His enclosure that he spends the most time in now is on top of a 6x3 foot table. I have secured it with bungee
cords underneath the table. Very soon I am relocating him to a 7x13 concrete slab for his run when I am home.
Yes, sometimes I find a few ants that have climbed the legs of the table, so I kill them.
I think rain brings them out of the ground.

I have noticed that the ants emerge and run everywhere after a rain, or on days when the humidity is just right. When a couple of the sleeping tubs got rain in them, the top soil substrate was moist for a while. All it took was a blade of grass brushing against one of the legs past the oil cup (that the feet were in) and the ants moved into the moist substrate. The tubs with dry substrate had significantly fewer ants.
Thank you for your response and input. I appreciate it.
 

Captain Murphy

New Member
Joined
May 20, 2017
Messages
10
When I had an outdoor baby enclosure I set empty tuna cans under each foot of the table and filled the cans with oil.

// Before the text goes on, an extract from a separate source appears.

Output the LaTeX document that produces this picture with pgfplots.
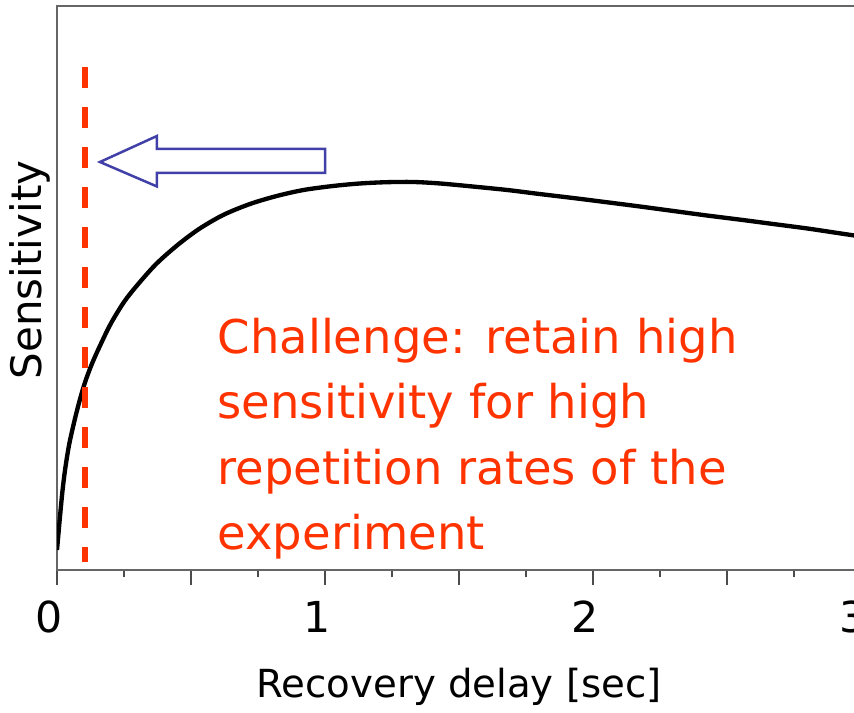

I have sleeping tubs for my torts as they are still smallish to fit in them. These tables are set up outside with the feet in cans of oil. It worked okay for some time, but need to be redone with shielding for the oil cans. This is not a long term solution for me because my sulcata will some day grow out of any tub I could put on the table.
 

zovick

Well-Known Member
5 Year Member
Joined
Nov 17, 2013
Messages
1,894
@Captain Murphy Ive read the Posts....but where are you located? Geeze, these “ants” sound nasty. So, where should I not relocate to. Sounds bad. ! Don’t say Florida.
I would venture to say they are probably someplace in TX. These ants were first noted in Houston around 2002 and have gradually been spreading out from there.
 

iAmCentrochelys sulcata

Well-Known Member
Joined
Aug 10, 2019
Messages
1,318
Location (City and/or State)
Alief
I would venture to say they are probably someplace in TX. These ants were first noted in Houston around 2002 and have gradually been spreading out from there.
They are all over my Melon plants! Maybe because my sister left her strawberry shake outside...
 

Captain Murphy

New Member
Joined
May 20, 2017
Messages
10
@Captain Murphy Ive read the Posts....but where are you located? Geeze, these “ants” sound nasty. So, where should I not relocate to. Sounds bad. ! Don’t say Florida.

I live in a small college town between Austin and San Antonio, Texas, which is home of the Central Texas Tortoise Rescue. The CTTR is probably within 10-15mi of my location and yet, they do not have these ants at their facility. I am jealous, and I hope it stays that way.